That Lone Airport Worker: 5 Months Since a Revolution
I cannot believe it has been over 5 months since I was in Egypt. Over 5 months since the most vivid and emotionally intense week of my life and exactly 5 months since a country became free of the 30 year rule of Hosni Mubarak. And what I remember most about that week and a half in Cairo were the fleeting moments, right before I left… It is the most distressing and upsetting feeling ever, to be leaving a place that you love amidst a revolution. A place that you know will be changed forever once you are gone. And never knowing when you will return. That anxiety, that pride, hope and fear, it is so bizarre. That week and a half, I experienced for the first time what it was like to live under authoritarian rule. To lose all contact from your family members and those that you love, because of the will of one man. Sure, I was happy to escape the chaos and uncertainty of my life in Egypt which seemed to be at a standstill. Happy to be able to speak with my family members and roam the streets without worrying about tear gas or rubber bullets.
But what I would miss about Egypt most were the people. As I sat at that airport, amongst hundreds of foreigners fleeing the disarray of the current situation, I cherished those last moments. This was the airport that many had compared to a “concentration camp” as some were left to wait in the airport for 4 days with no food or water. I happened to be one of the privileged few who had a private flight out of the city and was only there for a couple hours.
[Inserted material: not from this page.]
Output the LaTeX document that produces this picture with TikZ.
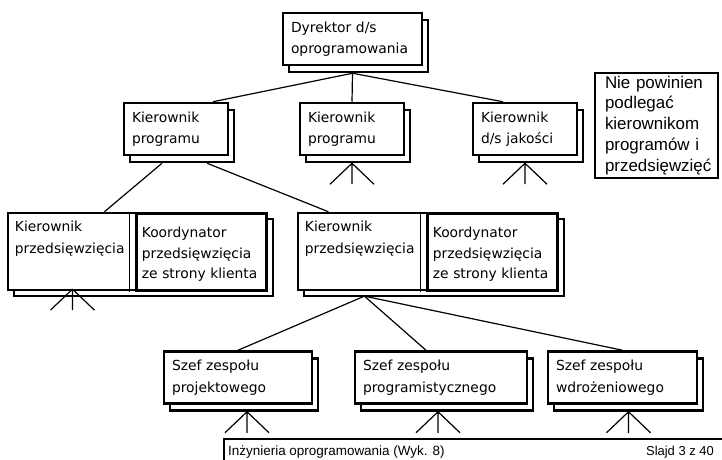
\documentclass[tikz,border=0pt]{standalone}
\usepackage{fontspec}
\setmainfont{DejaVu Sans}
\newfontfamily\boxfont{DejaVu Sans}
\newfontfamily\notefont{Liberation Sans}
\usetikzlibrary{positioning,shadows}

\begin{document}
\begin{tikzpicture}[x=1bp,y=-1bp,
    box/.style={draw,line width=2.5bp,fill=white,align=left,inner xsep=8bp,inner ysep=0pt,
      text width=#1,minimum height=52bp,font=\boxfont\fontsize{13.9}{21.5}\selectfont,
      copy shadow={shadow xshift=6bp,shadow yshift=-7bp}},
    grp/.style={draw,line width=2.5bp,fill=white,minimum width=#1,minimum height=77bp,
      inner sep=0pt,copy shadow={shadow xshift=6bp,shadow yshift=-6bp}},
    part/.style={align=left,inner xsep=8bp,inner ysep=0pt,text width=107bp,
      text height=20bp,text depth=57bp,font=\boxfont\fontsize{13.9}{22}\selectfont},
    koord/.style={draw,line width=2.8bp,align=left,inner xsep=5bp,inner ysep=0pt,
      text width=120bp,text height=24bp,text depth=53bp,font=\boxfont\fontsize{13.9}{21}\selectfont},
    conn/.style={line width=1.2bp},
    crow/.pic={\draw[conn] (0,0) -- (-22,21) (0,0) -- (0,21) (0,0) -- (22,21);}]
  \useasboundingbox (0,0) rectangle (722,460);

  % top of the tree
  \node[box=123bp] (dyr) at (352.5,39) {Dyrektor d/s\\oprogramowania};
  \node[box=88bp] (kpl) at (176,129) {Kierownik\\programu};
  \node[box=88bp] (kpm) at (352,129) {Kierownik\\programu};
  \node[box=88bp] (kj) at (525,129) {Kierownik\\d/s jakości};

  % project managers with client coordinators
  \node[grp=259bp] (grp1) at (137.5,251.5) {};
  \node[part,anchor=north west] (kps1) at (grp1.north west) {Kierownik\\przedsięwzięcia};
  \node[koord,anchor=north east] (koo1) at (grp1.north east) {Koordynator\\przedsięwzięcia\\\mbox{ze strony klienta}};
  \draw[conn] ([xshift=-6bp]koo1.north west) -- ([xshift=-6bp]koo1.south west);

  \node[grp=260bp] (grp2) at (428,251.5) {};
  \node[part,anchor=north west] (kps2) at (grp2.north west) {Kierownik\\przedsięwzięcia};
  \node[koord,anchor=north east] (koo2) at (grp2.north east) {Koordynator\\przedsięwzięcia\\\mbox{ze strony klienta}};
  \draw[conn] ([xshift=-6bp]koo2.north west) -- ([xshift=-6bp]koo2.south west);

  % team leaders
  \node[box=132bp] (sz1) at (238,377.5) {Szef zespołu\\projektowego};
  \node[box=156bp] (sz2) at (441,377.5) {Szef zespołu\\programistycznego};
  \node[box=133bp] (sz3) at (622.5,377.5) {Szef zespołu\\wdrożeniowego};

  \node[draw,line width=1.8bp,align=left,inner xsep=10bp,inner ysep=0pt,text width=103bp,
    minimum height=105bp,font=\notefont\fontsize{17}{21}\selectfont] (note) at (656.5,125.5)
    {Nie powinien\\podlegać\\kierownikom\\programów i\\przedsięwzięć};

  % connectors
  \coordinate (dyr-b) at ([yshift=-7bp]dyr.south);
  \draw[conn] (dyr-b) -- ([xshift=37bp]kpl.north);
  \draw[conn] (dyr-b) -- (kpm.north);
  \draw[conn] (dyr-b) -- ([xshift=-22bp]kj.north);
  \draw[conn] ([shift={(-14bp,-7bp)}]kpl.south) -- ([xshift=36bp]kps1.north);
  \draw[conn] ([shift={(31bp,-7bp)}]kpl.south) -- ([xshift=-30bp]kps2.north);
  \coordinate (kps2-b) at ([shift={(6bp,-7bp)}]kps2.south);
  \draw[conn] (kps2-b) -- (sz1.north);
  \draw[conn] (kps2-b) -- ([xshift=-15bp]sz2.north);
  \draw[conn] (kps2-b) -- (sz3.north);

  \pic at ([yshift=-7bp]kpm.south) {crow};
  \pic at ([yshift=-7bp]kj.south) {crow};
  \pic at ([xshift=4bp]kps1.south) {crow};
  \pic at ([shift={(9bp,-7bp)}]sz1.south) {crow};
  \pic at ([shift={(-3bp,-7bp)}]sz2.south) {crow};
  \pic at ([shift={(6bp,-7bp)}]sz3.south) {crow};

  % footer
  \node[draw,line width=1.8bp,anchor=north west,minimum width=520bp,minimum height=40bp] (foot) at (223,438) {};
  \node[anchor=base west,inner sep=0pt,font=\notefont\fontsize{13.5}{16}\selectfont] (ftl)
    at ([shift={(5bp,-17bp)}]foot.north west) {Inżynieria oprogramowania (Wyk. 8)};
  \node[anchor=base east,inner sep=0pt,font=\notefont\fontsize{13}{16}\selectfont] (ftr)
    at (714,455) {Slajd 3 z 40};
\end{tikzpicture}
\end{document}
But what you’d expect at this so-called “concentration camp” would be a plethora of uptight, stressed and angry workers frustrated that they had to deal with the situation. And that was so far from the reality. The reality where the lone airport worker sat and smiled as the little boy played around with the security equipment. I sat and cherished that moment, the smile on the child’s face as he played with the security guard. I watched and I thought about how you would never see something like this in America… we are simply too afraid. I admired the tremendous patience in which the worker conducted himself being amidst the chaos of those 18 days. I knew the future of Egypt would be bright, somehow they would make it through these times. With the incredible patience, respect and sincerity of the Egyptian people I knew they would lead their country to great things.